How to Buy a Knife
A good knife is a worthwhile investment. If you buy a quality one and take care of it, you will have it for a lifetime. A good knife will pay for itself over time. Cooking will be much more enjoyable, so you'll spend less money on restaurants and takeout. A good knife is also safer, so you'll spend less on bandages.
Before you buy knives, learn their anatomy. Knives are made up of four parts: the blade, the handle, the bolster, and the tang.
The blade can be made of stainless steel, carbon steel, high-carbon steel or ceramic. Metal blades can either be stamped (pressed out of metal) or forged (molded under high heat).

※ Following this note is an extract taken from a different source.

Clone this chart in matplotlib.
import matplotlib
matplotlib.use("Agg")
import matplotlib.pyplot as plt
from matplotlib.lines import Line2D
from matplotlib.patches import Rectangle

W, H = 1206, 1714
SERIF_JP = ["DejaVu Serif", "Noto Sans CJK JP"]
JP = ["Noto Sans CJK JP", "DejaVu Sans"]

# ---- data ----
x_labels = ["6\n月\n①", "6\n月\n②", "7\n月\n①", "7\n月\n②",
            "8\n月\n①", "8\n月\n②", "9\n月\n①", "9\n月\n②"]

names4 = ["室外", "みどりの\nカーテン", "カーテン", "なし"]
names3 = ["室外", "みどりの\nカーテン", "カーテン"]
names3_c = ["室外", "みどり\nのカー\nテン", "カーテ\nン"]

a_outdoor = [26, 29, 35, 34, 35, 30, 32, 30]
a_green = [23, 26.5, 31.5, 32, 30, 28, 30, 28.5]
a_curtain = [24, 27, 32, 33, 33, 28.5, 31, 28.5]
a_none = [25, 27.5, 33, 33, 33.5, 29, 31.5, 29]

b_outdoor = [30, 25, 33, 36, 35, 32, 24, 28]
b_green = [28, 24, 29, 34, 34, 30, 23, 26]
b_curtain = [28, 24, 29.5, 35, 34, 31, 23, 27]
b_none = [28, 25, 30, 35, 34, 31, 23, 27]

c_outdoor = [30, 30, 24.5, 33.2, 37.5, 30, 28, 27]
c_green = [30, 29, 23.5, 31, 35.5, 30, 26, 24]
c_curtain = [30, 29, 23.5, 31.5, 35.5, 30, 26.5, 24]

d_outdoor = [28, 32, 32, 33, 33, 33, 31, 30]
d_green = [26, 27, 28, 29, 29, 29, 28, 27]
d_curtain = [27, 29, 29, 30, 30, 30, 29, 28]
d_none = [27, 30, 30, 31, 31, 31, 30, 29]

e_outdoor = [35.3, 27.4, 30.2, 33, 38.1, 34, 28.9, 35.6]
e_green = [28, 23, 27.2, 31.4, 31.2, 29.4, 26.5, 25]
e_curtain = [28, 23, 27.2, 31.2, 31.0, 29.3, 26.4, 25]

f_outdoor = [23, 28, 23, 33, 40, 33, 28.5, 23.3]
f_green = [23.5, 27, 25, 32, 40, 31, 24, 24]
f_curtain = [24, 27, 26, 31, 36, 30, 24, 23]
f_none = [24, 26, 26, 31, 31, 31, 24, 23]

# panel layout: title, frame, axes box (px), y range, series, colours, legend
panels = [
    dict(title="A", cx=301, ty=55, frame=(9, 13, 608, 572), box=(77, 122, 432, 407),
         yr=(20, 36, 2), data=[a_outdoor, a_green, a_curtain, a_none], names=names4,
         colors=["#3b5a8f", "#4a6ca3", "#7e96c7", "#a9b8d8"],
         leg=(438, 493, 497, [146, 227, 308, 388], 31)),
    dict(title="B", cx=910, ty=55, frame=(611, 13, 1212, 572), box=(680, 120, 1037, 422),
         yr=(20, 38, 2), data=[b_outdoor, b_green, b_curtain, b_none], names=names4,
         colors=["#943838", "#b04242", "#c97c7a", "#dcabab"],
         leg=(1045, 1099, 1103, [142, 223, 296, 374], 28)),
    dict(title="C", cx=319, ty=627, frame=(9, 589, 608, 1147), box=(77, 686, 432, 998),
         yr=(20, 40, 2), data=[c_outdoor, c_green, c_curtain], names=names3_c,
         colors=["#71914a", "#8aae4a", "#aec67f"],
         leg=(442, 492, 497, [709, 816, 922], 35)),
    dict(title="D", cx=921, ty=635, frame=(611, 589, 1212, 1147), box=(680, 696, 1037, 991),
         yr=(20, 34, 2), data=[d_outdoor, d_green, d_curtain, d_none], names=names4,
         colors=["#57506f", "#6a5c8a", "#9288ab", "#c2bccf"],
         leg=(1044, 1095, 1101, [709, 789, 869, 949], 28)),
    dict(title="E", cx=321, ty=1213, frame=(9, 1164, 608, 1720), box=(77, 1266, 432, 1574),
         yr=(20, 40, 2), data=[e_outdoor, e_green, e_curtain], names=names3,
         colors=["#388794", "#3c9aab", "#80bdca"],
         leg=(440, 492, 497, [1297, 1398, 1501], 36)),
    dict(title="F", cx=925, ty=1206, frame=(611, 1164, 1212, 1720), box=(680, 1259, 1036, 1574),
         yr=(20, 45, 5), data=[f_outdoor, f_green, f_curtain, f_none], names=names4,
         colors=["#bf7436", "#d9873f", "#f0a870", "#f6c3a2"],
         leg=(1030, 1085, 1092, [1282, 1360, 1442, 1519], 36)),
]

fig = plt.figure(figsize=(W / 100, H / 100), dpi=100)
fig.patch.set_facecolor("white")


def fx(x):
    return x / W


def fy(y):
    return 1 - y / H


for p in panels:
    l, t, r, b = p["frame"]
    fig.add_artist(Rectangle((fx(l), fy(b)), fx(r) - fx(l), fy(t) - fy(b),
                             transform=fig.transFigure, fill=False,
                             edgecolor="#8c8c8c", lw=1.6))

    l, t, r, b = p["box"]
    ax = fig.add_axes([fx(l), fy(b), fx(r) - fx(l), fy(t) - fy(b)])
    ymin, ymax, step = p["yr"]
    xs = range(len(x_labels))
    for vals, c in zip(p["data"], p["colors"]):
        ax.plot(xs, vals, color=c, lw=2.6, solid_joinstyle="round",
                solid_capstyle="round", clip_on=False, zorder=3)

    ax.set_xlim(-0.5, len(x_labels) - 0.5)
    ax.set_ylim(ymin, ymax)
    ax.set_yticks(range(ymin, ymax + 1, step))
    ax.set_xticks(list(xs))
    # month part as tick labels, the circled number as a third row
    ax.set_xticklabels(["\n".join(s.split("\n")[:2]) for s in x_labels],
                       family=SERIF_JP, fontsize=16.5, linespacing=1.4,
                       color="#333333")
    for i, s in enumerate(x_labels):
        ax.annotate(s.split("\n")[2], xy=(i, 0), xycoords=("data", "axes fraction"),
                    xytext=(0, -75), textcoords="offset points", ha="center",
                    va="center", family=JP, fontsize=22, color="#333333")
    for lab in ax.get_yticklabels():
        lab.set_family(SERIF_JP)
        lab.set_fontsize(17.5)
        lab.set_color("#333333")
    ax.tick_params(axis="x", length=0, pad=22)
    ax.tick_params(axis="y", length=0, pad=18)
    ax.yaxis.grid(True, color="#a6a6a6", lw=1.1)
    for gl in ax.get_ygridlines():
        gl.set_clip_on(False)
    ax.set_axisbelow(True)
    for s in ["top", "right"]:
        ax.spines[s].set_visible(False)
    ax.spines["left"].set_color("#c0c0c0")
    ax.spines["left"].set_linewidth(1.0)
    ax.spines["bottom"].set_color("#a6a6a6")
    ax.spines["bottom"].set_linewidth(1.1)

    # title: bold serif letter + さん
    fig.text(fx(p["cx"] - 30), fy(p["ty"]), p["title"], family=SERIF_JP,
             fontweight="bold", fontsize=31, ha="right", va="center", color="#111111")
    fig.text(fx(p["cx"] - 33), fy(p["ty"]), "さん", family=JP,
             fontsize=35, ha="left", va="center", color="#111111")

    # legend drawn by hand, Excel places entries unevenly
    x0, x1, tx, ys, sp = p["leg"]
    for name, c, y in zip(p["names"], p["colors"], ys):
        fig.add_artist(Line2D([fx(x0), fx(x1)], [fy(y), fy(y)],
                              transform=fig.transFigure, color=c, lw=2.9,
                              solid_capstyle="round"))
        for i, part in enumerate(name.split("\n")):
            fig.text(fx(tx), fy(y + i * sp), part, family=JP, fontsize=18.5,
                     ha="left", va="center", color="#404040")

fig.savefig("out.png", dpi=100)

Forged knives are heftier and tend to last longer, though stamped blades are useful for lighter work like filleting.
- Stainless steel knives are inexpensive, but cannot be sharpened once they lose their edge.
- Carbon steel knives hold their edges remarkably well, require careful cleaning and drying, and will eventually discolor, turning black over time. There's nothing bad about the discoloration; it's a matter of preference.

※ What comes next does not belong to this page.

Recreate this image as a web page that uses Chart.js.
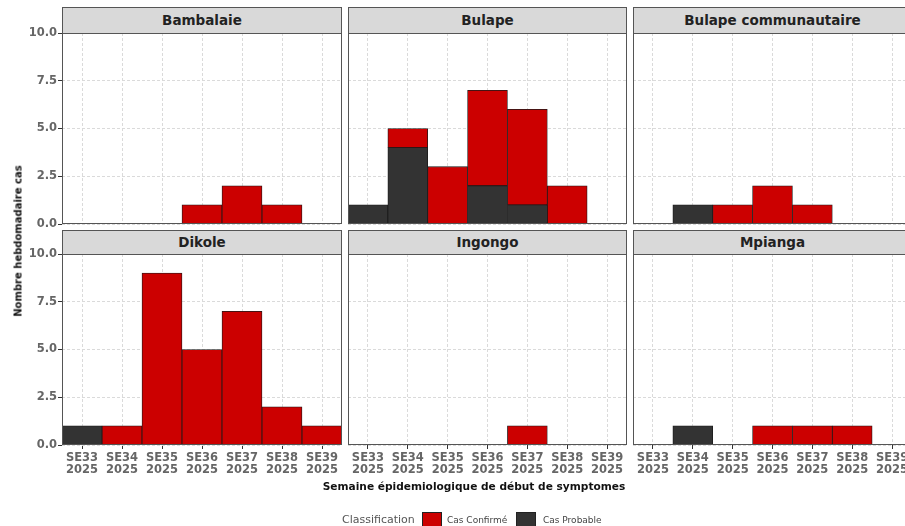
<!DOCTYPE html>
<html lang="fr">
<head>
<meta charset="utf-8">
<script src="https://cdn.jsdelivr.net/npm/chart.js@4/dist/chart.umd.min.js"></script>
<style>
  html, body { margin: 0; padding: 0; background: #fff; overflow: hidden; }
  body { width: 905px; height: 526px; position: relative; font-family: "DejaVu Sans", Verdana, sans-serif; }
  #stage { position: absolute; left: 0; top: 0; width: 960px; height: 526px; }
  .panel { position: absolute; }
  .strip { position: absolute; box-sizing: border-box; background: #d9d9d9; border: 1px solid #555;
           font-weight: bold; font-size: 13.5px; color: #222; text-align: center; }
  .ytitle { position: absolute; font-weight: bold; font-size: 10px; color: #111; white-space: nowrap;
            transform: translate(-50%, -50%) rotate(-90deg); }
  .xtitle { position: absolute; font-weight: bold; font-size: 10.6px; color: #111; white-space: nowrap;
            transform: translate(-50%, -50%); }
  .legend { position: absolute; left: 342px; top: 512px; height: 20px; white-space: nowrap; }
  .legend span { position: absolute; top: 0; }
  .legend .lt { font-size: 11px; color: #555; top: 1px; }
  .legend .sw { width: 20px; height: 18px; border: 0.5px solid #222; box-sizing: border-box; }
  .legend .it { font-size: 9px; color: #444; top: 3px; }
</style>
</head>
<body>
<div id="stage"></div>
<script>
// Weekly case counts per health area, epidemiological weeks 33-39 of 2025
const weeks = ["SE33", "SE34", "SE35", "SE36", "SE37", "SE38", "SE39"];
const year = "2025";
const areas = ["Bambalaie", "Bulape", "Bulape communautaire", "Dikole", "Ingongo", "Mpianga"];

const confirmedBambalaie = [0, 0, 0, 1, 2, 1, 0];
const confirmedBulape    = [0, 1, 3, 5, 5, 2, 0];
const confirmedBulapeCom = [0, 0, 1, 2, 1, 0, 0];
const confirmedDikole    = [0, 1, 9, 5, 7, 2, 1];
const confirmedIngongo   = [0, 0, 0, 0, 1, 0, 0];
const confirmedMpianga   = [0, 0, 0, 1, 1, 1, 0];

const probableBambalaie = [0, 0, 0, 0, 0, 0, 0];
const probableBulape    = [1, 4, 0, 2, 1, 0, 0];
const probableBulapeCom = [0, 1, 0, 0, 0, 0, 0];
const probableDikole    = [1, 0, 0, 0, 0, 0, 0];
const probableIngongo   = [0, 0, 0, 0, 0, 0, 0];
const probableMpianga   = [0, 1, 0, 0, 0, 0, 0];

const yTicks = [0, 2.5, 5, 7.5, 10];
const seriesLabels = ["Cas Probable", "Cas Confirmé"];

const confirmed = [confirmedBambalaie, confirmedBulape, confirmedBulapeCom, confirmedDikole, confirmedIngongo, confirmedMpianga];
const probable  = [probableBambalaie, probableBulape, probableBulapeCom, probableDikole, probableIngongo, probableMpianga];

// facet grid geometry
const colLeft = [62, 348, 633];
const colWidth = [280, 279, 279];
const rowTop = [33, 254];
const stripTop = [7, 230];
const plotH = 191;
const yAxisW = 62;
const pad = 10;
const xAxisH = 40;

const RED = "#CC0000";
const DARK = "#333333";
const tickText = "#666666";
const tickFont = { family: "DejaVu Sans", size: 11.5, weight: "bold", lineHeight: 1.05 };

const stage = document.getElementById("stage");

// panel frame drawn over the plotting area
const panelBorder = {
  id: "panelBorder",
  afterDraw(chart) {
    const a = chart.chartArea, ctx = chart.ctx;
    ctx.save();
    ctx.strokeStyle = "#555";
    ctx.lineWidth = 1;
    ctx.strokeRect(a.left + 0.5, a.top + 0.5, a.right - a.left - 1, a.bottom - a.top - 1);
    ctx.restore();
  }
};

areas.forEach((name, i) => {
  const row = Math.floor(i / 3), col = i % 3;
  const isLeft = col === 0, isBottom = row === 1;
  const leftW = isLeft ? yAxisW : 0;
  const cw = leftW + colWidth[col] + pad;
  const ch = pad + plotH + (isBottom ? xAxisH : pad);

  const strip = document.createElement("div");
  strip.className = "strip";
  strip.style.left = colLeft[col] + "px";
  strip.style.top = stripTop[row] + "px";
  strip.style.width = colWidth[col] + "px";
  strip.style.height = (rowTop[row] - stripTop[row] + 1) + "px";
  strip.style.lineHeight = (rowTop[row] - stripTop[row] - 1) + "px";
  strip.textContent = name;

  const holder = document.createElement("div");
  holder.className = "panel";
  holder.style.left = (colLeft[col] - leftW) + "px";
  holder.style.top = (rowTop[row] - pad) + "px";
  const cv = document.createElement("canvas");
  cv.width = cw; cv.height = ch;
  cv.style.width = cw + "px"; cv.style.height = ch + "px";
  holder.appendChild(cv);
  stage.appendChild(holder);
  stage.appendChild(strip);

  new Chart(cv, {
    type: "bar",
    data: {
      labels: weeks.map(w => [w, year]),
      datasets: [
        { label: seriesLabels[0], data: probable[i].map(v => v || null), backgroundColor: DARK },
        { label: seriesLabels[1], data: confirmed[i].map(v => v || null), backgroundColor: RED }
      ]
    },
    options: {
      responsive: false,
      devicePixelRatio: 1,
      animation: false,
      layout: { padding: { top: pad, right: pad, bottom: isBottom ? 0 : pad, left: 0 } },
      datasets: {
        bar: {
          barPercentage: 1, categoryPercentage: 1,
          borderColor: "#1a1a1a", borderWidth: 0.8, borderSkipped: false
        }
      },
      plugins: { legend: { display: false }, tooltip: { enabled: false } },
      scales: {
        x: {
          stacked: true,
          offset: true,
          grid: {
            offset: false, color: "#dadada", lineWidth: 1,
            drawTicks: isBottom, tickLength: 4, tickColor: "#333", tickWidth: 1
          },
          border: { display: false, dash: [3, 2] },
          ticks: {
            display: isBottom, padding: 3, maxRotation: 0, autoSkip: false,
            color: tickText, font: tickFont
          },
          afterFit(s) { s.height = isBottom ? xAxisH : 0; }
        },
        y: {
          stacked: true,
          min: 0, max: 10,
          afterBuildTicks(s) { s.ticks = yTicks.map(v => ({ value: v })); },
          grid: {
            color: "#dadada", lineWidth: 1,
            drawTicks: isLeft, tickLength: 4, tickColor: "#333", tickWidth: 1
          },
          border: { display: false, dash: [3, 2] },
          ticks: {
            display: isLeft, padding: 1,
            color: tickText, font: tickFont,
            callback: v => Number(v).toFixed(1)
          },
          afterFit(s) { s.width = leftW; }
        }
      }
    },
    plugins: [panelBorder]
  });
});

// axis titles
const yt = document.createElement("div");
yt.className = "ytitle";
yt.style.left = "18px"; yt.style.top = "241px";
yt.textContent = "Nombre hebdomadaire cas";
stage.appendChild(yt);

const xt = document.createElement("div");
xt.className = "xtitle";
xt.style.left = "474px"; xt.style.top = "486px";
xt.textContent = "Semaine épidemiologique de début de symptomes";
stage.appendChild(xt);

// legend
const lg = document.createElement("div");
lg.className = "legend";
lg.innerHTML =
  '<span class="lt" style="left:0">Classification</span>' +
  '<span class="sw" style="left:80px;background:' + RED + '"></span>' +
  '<span class="it" style="left:105px">' + seriesLabels[1] + '</span>' +
  '<span class="sw" style="left:174px;background:' + DARK + '"></span>' +
  '<span class="it" style="left:201px">' + seriesLabels[0] + '</span>';
stage.appendChild(lg);
</script>
</body>
</html>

- High-carbon steel gives you the sharpen-ability of carbon steel without the discoloration. Most professional knives are made of this material.
- Ceramic knives stay sharp the longest but can break easily.
The handle can be made of wood, plastic, rubber or metal. Though wood can be beautiful, the other materials are more durable. The handle can either be riveted to the blade or molded around it. Riveted ones are believed to be the strongest, but the most important thing about a handle is that it feels good in your hand and you feel comfortable holding it.
The bolster is the thick ridge between the blade and the handle. It's standard on forged knives and rare on stamped knives. It's usually ground down towards the bottom to make sharpening easier.
The tang is the part of the blade that extends into the handle. "Full-tang" knives are made out of one piece of metal that extends all the way back to the handle. This is the heftiest and priciest option, but the tang shouldn't be a deciding factor unless you plan on regularly using the knife for heavy-duty chopping (say, bones).